Laefer Featured as Invited Speaker at DEF CON 26

Invited to speak at the BioHack Village at DEF CON 26, Prof. Debra Laefer continued the Urban Modeling Group’s tradition of engagement with potential collaborators from a diversity of disciplines, including macrogenomics and bio hacking, when she spoke at the event last Friday, August 10th in Las Vegas. Prof. Laefer’s talk, Remote Sensing, Distributed Computing, BigData and 3D Epidemiology:  Today’s Public Health Opportunity, focussed on ways that 3D spatial data can revolutionize our understanding of environmental DNA and disease pathology, particularly in urban environments.

 

Abstract: Recent advances in remote sensing, drones, distributed computing, bigdata, and environmental DNA offer an unprecedented opportunity to push epidemiology beyond its traditional, two-dimensional (i.e. map-based) approach and harness the full availability and power of three-dimensional data and novel investigation methods to explore such data. This talk will present an extremely technology-specific vision for achieving this. Examples of the potential usefulness of this approach will be demonstrated with respect to three scenarios:  (1) avian flu, (2) asthma, and post-flooding fecal contamination. The current state of the art of the component technologies will be presented as well as the remaining challenges for their seamless integration

City-Scale Modeling at the Alan Turing Institute

Prof. Debra Laefer presented a workshop in London today by invitation from the Alan Turing Institute. She brought over a decade of knowledge in urban modeling to share with the Institute’s innovative data science researchers. We hope that this will inspire increasing research in city-scale urban modeling and seed exciting new cross-Atlantic collaborations.

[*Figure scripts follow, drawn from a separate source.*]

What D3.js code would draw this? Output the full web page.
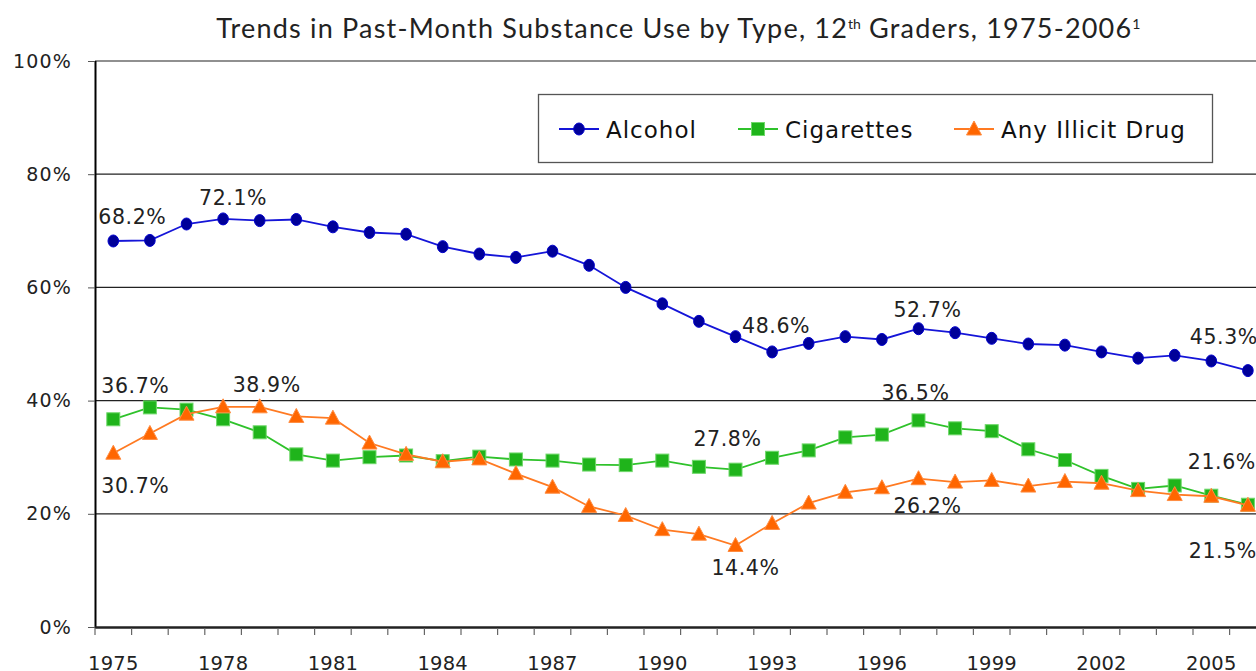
<!DOCTYPE html>
<html><head><meta charset="utf-8">
<script src="https://cdn.jsdelivr.net/npm/d3@7"></script>
<style>
html,body{margin:0;padding:0;background:#fff;overflow:hidden;}
svg{display:block;}
</style></head>
<body>
<svg id="chart" width="1256" height="671"></svg>
<script>
const years = d3.range(1975, 2007);
const alcohol = [68.2,68.3,71.2,72.1,71.8,72.0,70.7,69.7,69.4,67.2,65.9,65.3,66.4,63.9,60.0,57.1,54.0,51.3,48.6,50.1,51.3,50.8,52.7,52.0,51.0,50.0,49.8,48.6,47.5,48.0,47.0,45.3];
const cigarettes = [36.7,38.8,38.4,36.7,34.4,30.5,29.4,30.0,30.3,29.3,30.1,29.6,29.4,28.7,28.6,29.4,28.3,27.8,29.9,31.2,33.5,34.0,36.5,35.1,34.6,31.4,29.5,26.7,24.4,25.0,23.2,21.6];
const illicit = [30.7,34.2,37.6,38.9,38.9,37.2,36.9,32.5,30.5,29.2,29.7,27.1,24.7,21.3,19.7,17.2,16.4,14.4,18.3,21.9,23.8,24.6,26.2,25.6,25.9,24.9,25.7,25.4,24.1,23.4,23.1,21.5];
const seriesNames = ["Alcohol", "Cigarettes", "Any Illicit Drug"];
const yTicks = [0, 20, 40, 60, 80, 100];
const xTickYears = years.filter(y => (y - 1975) % 3 === 0);
// annotated points: series index, year
const annotations = [
  {s:0, year:1975, dx:19, dy:-24},
  {s:0, year:1978, dx:10, dy:-21},
  {s:0, year:1993, dx:4, dy:-26},
  {s:0, year:1997, dx:9, dy:-19},
  {s:0, year:2006, dx:-24, dy:-34},
  {s:1, year:1975, dx:22, dy:-34},
  {s:2, year:1979, dx:7, dy:-22},
  {s:2, year:1975, dx:22, dy:32},
  {s:1, year:1992, dx:-8, dy:-31},
  {s:1, year:1997, dx:-3, dy:-28},
  {s:2, year:1997, dx:9, dy:27},
  {s:2, year:1992, dx:10, dy:22},
  {s:1, year:2006, dx:-26, dy:-43},
  {s:2, year:2006, dx:-25, dy:45}
];

(function () {
const svg = d3.select("#chart");
const pL = 95, pT = 61, pB = 627, band = 36.6;
const x = d3.scalePoint().domain(years).range([pL, pL + band*years.length]).padding(0.5);
const xb = d3.scaleBand().domain(years).range([pL, pL + band*years.length]);
const y = d3.scaleLinear().domain([0, 100]).range([pB, pT]);

const font = "'DejaVu Sans', Verdana, sans-serif";

// title
const title = svg.append("text").attr("x", 679).attr("y", 38).attr("text-anchor", "middle")
  .style("font-family", "Lato, 'Open Sans', sans-serif").style("font-size", "27px")
  .style("letter-spacing", "1.2px").attr("fill", "#222");
title.append("tspan").text("Trends in Past-Month Substance Use by Type, 12");
title.append("tspan").text("th").attr("dy", -9).style("font-size", "14px").style("letter-spacing", "0px");
title.append("tspan").text(" Graders, 1975-2006").attr("dy", 9);
title.append("tspan").text("1").attr("dy", -9).style("font-size", "14px");

// gridlines
svg.append("g").selectAll("line").data(yTicks.filter(d => d > 0)).join("line")
  .attr("x1", pL).attr("x2", 1256).attr("y1", d => y(d)).attr("y2", d => y(d))
  .attr("stroke", "#222").attr("stroke-width", 1.2);

// y axis
const yAxis = svg.append("g").attr("transform", `translate(${pL},0)`)
  .call(d3.axisLeft(y).tickValues(yTicks).tickFormat(d => d + "%").tickSize(7).tickPadding(16));
yAxis.select(".domain").attr("stroke", "#000").attr("stroke-width", 2).attr("d", `M0.5,${pT}V${pB}`);
yAxis.selectAll(".tick line").attr("stroke", "#555");
yAxis.selectAll("text").style("font-family", font).style("font-size", "19px").style("letter-spacing", "1.2px").attr("fill", "#222");

// x axis
const xAxisG = svg.append("g").attr("transform", `translate(0,${pB})`);
xAxisG.append("line").attr("x1", pL).attr("x2", 1256).attr("y1", 0.5).attr("y2", 0.5).attr("stroke", "#222").attr("stroke-width", 2.5);
xAxisG.selectAll("line.tk").data(years).join("line").attr("class", "tk")
  .attr("x1", d => xb(d)).attr("x2", d => xb(d)).attr("y1", 1).attr("y2", 8).attr("stroke", "#666").attr("stroke-width", 1.2);
xAxisG.selectAll("text").data(xTickYears).join("text")
  .attr("x", d => x(d)).attr("y", 43).attr("text-anchor", "middle")
  .style("font-family", font).style("font-size", "19.5px").style("letter-spacing", "0.2px").attr("fill", "#222")
  .text(d => d);

const data = [alcohol, cigarettes, illicit];
const lineColors = ["#1515d8", "#2fc22b", "#ff7a22"];
const fillColors = ["#000099", "#1fb41b", "#ff6600"];
const strokeColors = ["#0000cc", "#6fd86a", "#ff8c40"];

const line = d3.line().x((d, i) => x(years[i])).y(d => y(d));

function marker(g, s, cx, cy) {
  if (s === 0) {
    g.append("ellipse").attr("cx", cx).attr("cy", cy).attr("rx", 5.3).attr("ry", 6)
      .attr("fill", fillColors[0]).attr("stroke", strokeColors[0]).attr("stroke-width", 1);
  } else if (s === 1) {
    const h = 6.5;
    g.append("rect").attr("x", cx - h).attr("y", cy - h).attr("width", 2*h).attr("height", 2*h)
      .attr("fill", fillColors[1]).attr("stroke", strokeColors[1]).attr("stroke-width", 1);
  } else {
    const w = 7.5, h = 7;
    g.append("path").attr("d", `M${cx},${cy - h - 1}L${cx + w},${cy + h - 1}L${cx - w},${cy + h - 1}Z`)
      .attr("fill", fillColors[2]).attr("stroke", strokeColors[2]).attr("stroke-width", 1);
  }
}

data.forEach((vals, s) => {
  const g = svg.append("g");
  g.append("path").datum(vals).attr("d", line).attr("fill", "none")
    .attr("stroke", lineColors[s]).attr("stroke-width", 1.8);
  vals.forEach((v, i) => marker(g, s, x(years[i]), y(v)));
});

// data labels
svg.append("g").selectAll("text").data(annotations).join("text")
  .attr("x", d => x(d.year) + d.dx)
  .attr("y", d => y(data[d.s][years.indexOf(d.year)]) + d.dy + 7.5)
  .attr("text-anchor", "middle")
  .style("font-family", font).style("font-size", "20.5px").style("letter-spacing", "0.6px").attr("fill", "#222")
  .text(d => data[d.s][years.indexOf(d.year)].toFixed(1) + "%");

// legend
const lg = svg.append("g");
lg.append("rect").attr("x", 538.5).attr("y", 94.5).attr("width", 674).attr("height", 68)
  .attr("fill", "#fff").attr("stroke", "#555").attr("stroke-width", 1.3);
const legendX = [579, 758, 974];
seriesNames.forEach((name, s) => {
  const cx = legendX[s], cy = 129;
  lg.append("line").attr("x1", cx - 20).attr("x2", cx + 20).attr("y1", cy).attr("y2", cy)
    .attr("stroke", lineColors[s]).attr("stroke-width", 1.8);
  marker(lg, s, cx, cy);
  lg.append("text").attr("x", cx + 27).attr("y", cy + 9)
    .style("font-family", font).style("font-size", "23px").style("letter-spacing", "1px").attr("fill", "#111")
    .text(name);
});
})();
</script>
</body></html>
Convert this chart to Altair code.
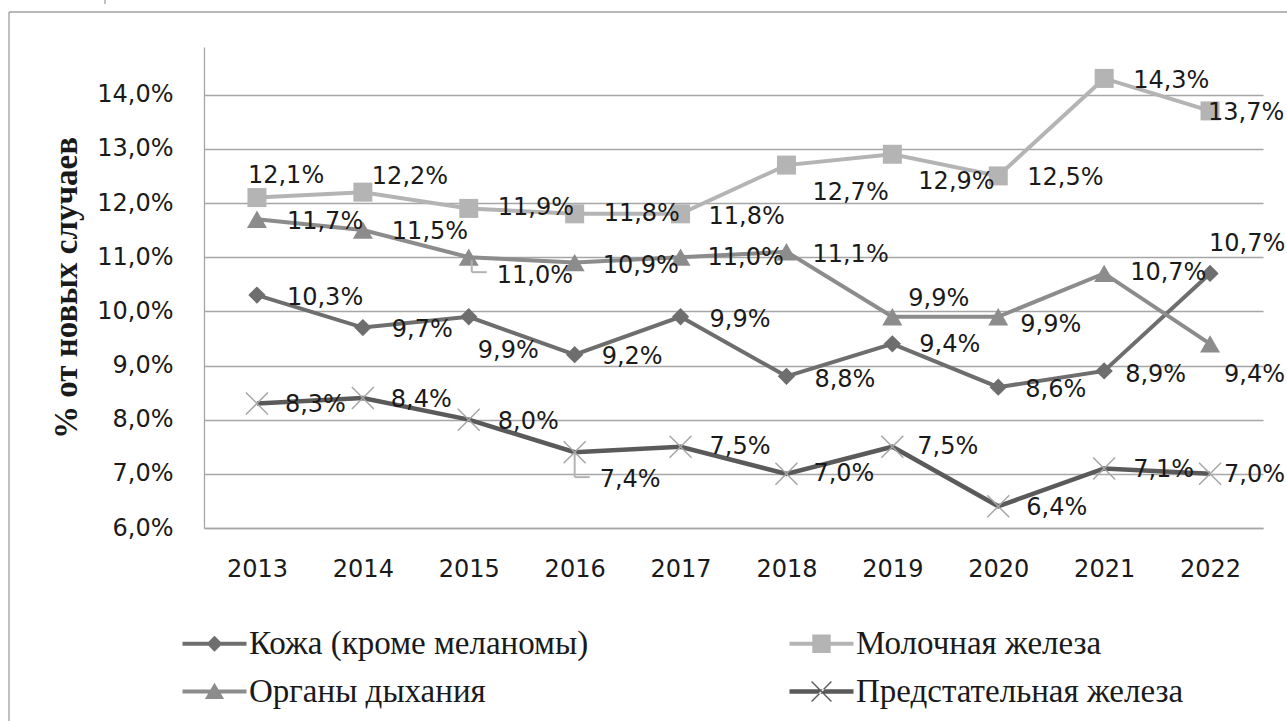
import altair as alt
import pandas as pd

years = [2013, 2014, 2015, 2016, 2017, 2018, 2019, 2020, 2021, 2022]
series_names = ["Кожа (кроме меланомы)", "Молочная железа", "Органы дыхания", "Предстательная железа"]

skin = [10.3, 9.7, 9.9, 9.2, 9.9, 8.8, 9.4, 8.6, 8.9, 10.7]
breast = [12.1, 12.2, 11.9, 11.8, 11.8, 12.7, 12.9, 12.5, 14.3, 13.7]
resp = [11.7, 11.5, 11.0, 10.9, 11.0, 11.1, 9.9, 9.9, 10.7, 9.4]
prostate = [8.3, 8.4, 8.0, 7.4, 7.5, 7.0, 7.5, 6.4, 7.1, 7.0]

y_ticks = [6, 7, 8, 9, 10, 11, 12, 13, 14]

# data-label nudges (pixels, relative to the point)
skin_dx = [30, 29, 9, 27, 29, 28, 27, 27, 21, -1]
skin_dy = [3, 2, 34, 2, 3, 4, 1, 3, 4, -29]
breast_dx = [-9, 9, 29, 29, 28, 26, 26, 29, 29, -2]
breast_dy = [-22, -15, 0, 0, 3, 28, 28, 2, 3, 2]
resp_dx = [30, 29, 28, 28, 27, 26, 16, 22, 26, 14]
resp_dy = [3, 2, 19, 3, 1, 3, -18, 8, 0, 31]
prostate_dx = [28, 28, 29, 25, 29, 27, 25, 28, 29, 14]
prostate_dy = [2, 2, 2, 28, 0, 0, 0, 2, 2, 1]

line_colors = ["#6e6e6e", "#b4b4b4", "#8c8c8c", "#5a5a5a"]
marker_colors = ["#6e6e6e", "#b4b4b4", "#8c8c8c", "#a6a6a6"]

X_DOMAIN = [2012.5, 2022.5]
Y_DOMAIN = [6, 14.88]
W, H = 1059, 481

rows = []
for name, vals, dxs, dys in zip(
    series_names,
    [skin, breast, resp, prostate],
    [skin_dx, breast_dx, resp_dx, prostate_dx],
    [skin_dy, breast_dy, resp_dy, prostate_dy],
):
    for yr, v, dx, dy in zip(years, vals, dxs, dys):
        rows.append(dict(series=name, year=yr, value=v,
                         label=f"{v:.1f}%".replace(".", ","), dx=dx, dy=dy))
df = pd.DataFrame(rows)

GRID = "#a6a6a6"
TXT = "#1a1a1a"

x_axis = alt.Axis(values=years, format="d", grid=False, ticks=False, labelPadding=29,
                  labelFont="DejaVu Sans", labelFontSize=24, labelColor=TXT,
                  domainColor=GRID, domainWidth=1.3, title=None)
y_axis = alt.Axis(values=y_ticks, grid=True, gridColor=GRID, gridWidth=1.3, ticks=False,
                  labelPadding=31, labelFont="DejaVu Sans", labelFontSize=24, labelColor=TXT,
                  labelExpr="replace(format(datum.value, '.1f'), '.', ',') + '%'",
                  domainColor=GRID, domainWidth=1.3,
                  title="% от новых случаев", titleFont="Liberation Serif", titleFontSize=33,
                  titleFontWeight="bold", titleColor=TXT, titlePadding=13)


def xe(field):
    return alt.X(field, scale=alt.Scale(domain=X_DOMAIN, nice=False, zero=False), axis=x_axis)


def ye(field):
    return alt.Y(field, scale=alt.Scale(domain=Y_DOMAIN, nice=False, zero=False), axis=y_axis)


base = alt.Chart(df).encode(x=xe("year:Q"), y=ye("value:Q"))

layers = []
shapes = ["diamond", "square", "triangle-up", "M-1,-1L1,1M-1,1L1,-1"]
sizes = [300, 361, 400, 484]
widths = [4, 4, 4, 4.5]
for i, name in enumerate(series_names):
    sub = base.transform_filter(alt.datum.series == name)
    layers.append(sub.mark_line(color=line_colors[i], strokeWidth=widths[i]))
    if i < 3:
        layers.append(sub.mark_point(shape=shapes[i], filled=True, size=sizes[i],
                                     color=marker_colors[i], opacity=1))
    else:
        layers.append(sub.mark_point(shape=shapes[i], filled=False, size=sizes[i],
                                     color=marker_colors[i], strokeWidth=1.5, opacity=1))

# leader lines for two moved labels
lead_resp = base.transform_filter((alt.datum.series == series_names[2]) & (alt.datum.year == 2015))
layers.append(lead_resp.mark_rule(color="#b4b4b4", strokeWidth=2, xOffset=3, x2Offset=3,
                                  yOffset=3, y2Offset=15).encode(y2="value:Q"))
layers.append(lead_resp.mark_rule(color="#b4b4b4", strokeWidth=2, xOffset=3, x2Offset=18,
                                  yOffset=15, y2Offset=15).encode(x2="year:Q", y2="value:Q"))
lead_pr = base.transform_filter((alt.datum.series == series_names[3]) & (alt.datum.year == 2016))
layers.append(lead_pr.mark_rule(color="#b4b4b4", strokeWidth=2, xOffset=0, x2Offset=0,
                                yOffset=1, y2Offset=25).encode(y2="value:Q"))
layers.append(lead_pr.mark_rule(color="#b4b4b4", strokeWidth=2, xOffset=0, x2Offset=15,
                                yOffset=25, y2Offset=25).encode(x2="year:Q", y2="value:Q"))

# labels: pixel nudges converted through the scale ratios
px_per_x = W / (X_DOMAIN[1] - X_DOMAIN[0])
px_per_y = H / (Y_DOMAIN[1] - Y_DOMAIN[0])
labels = alt.Chart(df).transform_calculate(
    lx=f"datum.year + datum.dx / {px_per_x}",
    ly=f"datum.value - datum.dy / {px_per_y}",
).mark_text(align="left", baseline="middle", font="DejaVu Sans",
            fontSize=24, color=TXT).encode(
    x=xe("lx:Q"), y=ye("ly:Q"), text="label:N",
)
layers.append(labels)

legend_order = [series_names[0], series_names[2], series_names[1], series_names[3]]
legend_colors = [line_colors[0], line_colors[2], line_colors[1], line_colors[3]]
legend_paths = [
    "M-4,-0.25H4V0.25H-4Z M0,-1L1,0L0,1L-1,0Z",
    "M-4,-0.25H4V0.25H-4Z M0,-1.1L1.2,0.95H-1.2Z",
    "M-4,-0.25H4V0.25H-4Z M-1.15,-1.15H1.15V1.15H-1.15Z",
    "M-4,-0.28H4V0.28H-4Z M-1.3,-1.18L-1.18,-1.3L1.3,1.18L1.18,1.3Z M1.3,-1.18L1.18,-1.3L-1.3,1.18L-1.18,1.3Z",
]
leg = alt.Legend(title=None, orient="none", legendX=-6, legendY=580, columns=2,
                 columnPadding=200, rowPadding=14, labelFont="Liberation Serif",
                 labelFontSize=33, labelColor=TXT, labelLimit=1000, labelOffset=18,
                 symbolSize=256, symbolStrokeWidth=0, symbolOpacity=1, padding=0)
legend_layer = base.mark_point(filled=True, opacity=0).encode(
    color=alt.Color("series:N", scale=alt.Scale(domain=legend_order, range=legend_colors), legend=leg),
    shape=alt.Shape("series:N", scale=alt.Scale(domain=legend_order, range=legend_paths), legend=leg),
)
layers.append(legend_layer)

frame_df = pd.DataFrame({"a": [0]})
frame = alt.Chart(frame_df)
layers.append(frame.mark_rule(color="#a0a0a0", strokeWidth=1.3).encode(
    x=alt.value(-195), x2=alt.value(1100), y=alt.value(-35)))
layers.append(frame.mark_rule(color="#a0a0a0", strokeWidth=1.3).encode(
    x=alt.value(-195), y=alt.value(-35), y2=alt.value(700)))
layers.append(frame.mark_rule(color="#a0a0a0", strokeWidth=1.3).encode(
    x=alt.value(-99), y=alt.value(-47), y2=alt.value(-43)))

chart = alt.layer(*layers).properties(
    width=W, height=H,
    autosize=alt.AutoSizeParams(type="none"),
    padding={"left": 204, "top": 47, "right": 24, "bottom": 193},
    background="white",
).configure_view(stroke=None)

chart.save("out.html", embed_options={"renderer": "svg", "actions": False})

City-Scale Urban Modeling at Stevens IT

Prof. Laefer was invited to speak on city-scale urban modeling at the picturesque Stevens Institute of Technology in Hoboken, NJ. Her talk, presented on May 10th, 2017, shared recent progress and potential in the use of remote sensing for massive urban modeling, including the use of hyperspectral data to conduct material analysis.

Abstract

Despite tremendous advances in virtual reality and gaming environments, little of this has translated into city-scale models with engineering functionality, despite the pressing need for such models in a wide range of subjects (e.g. energy usage, urban heat island, pollution dispersion, pedestrian wind comfort, and blast vulnerability). As such, Prof. Laefer presented the current state of the art with respect to the creation of an automated pipeline for computational model creation that is representative of the actual built environment. Of particular interest is how the latest generation of laser scanning combined with hyperspectral imagery may prove to be a game changer in the auto-generation of computational models at a city-scale.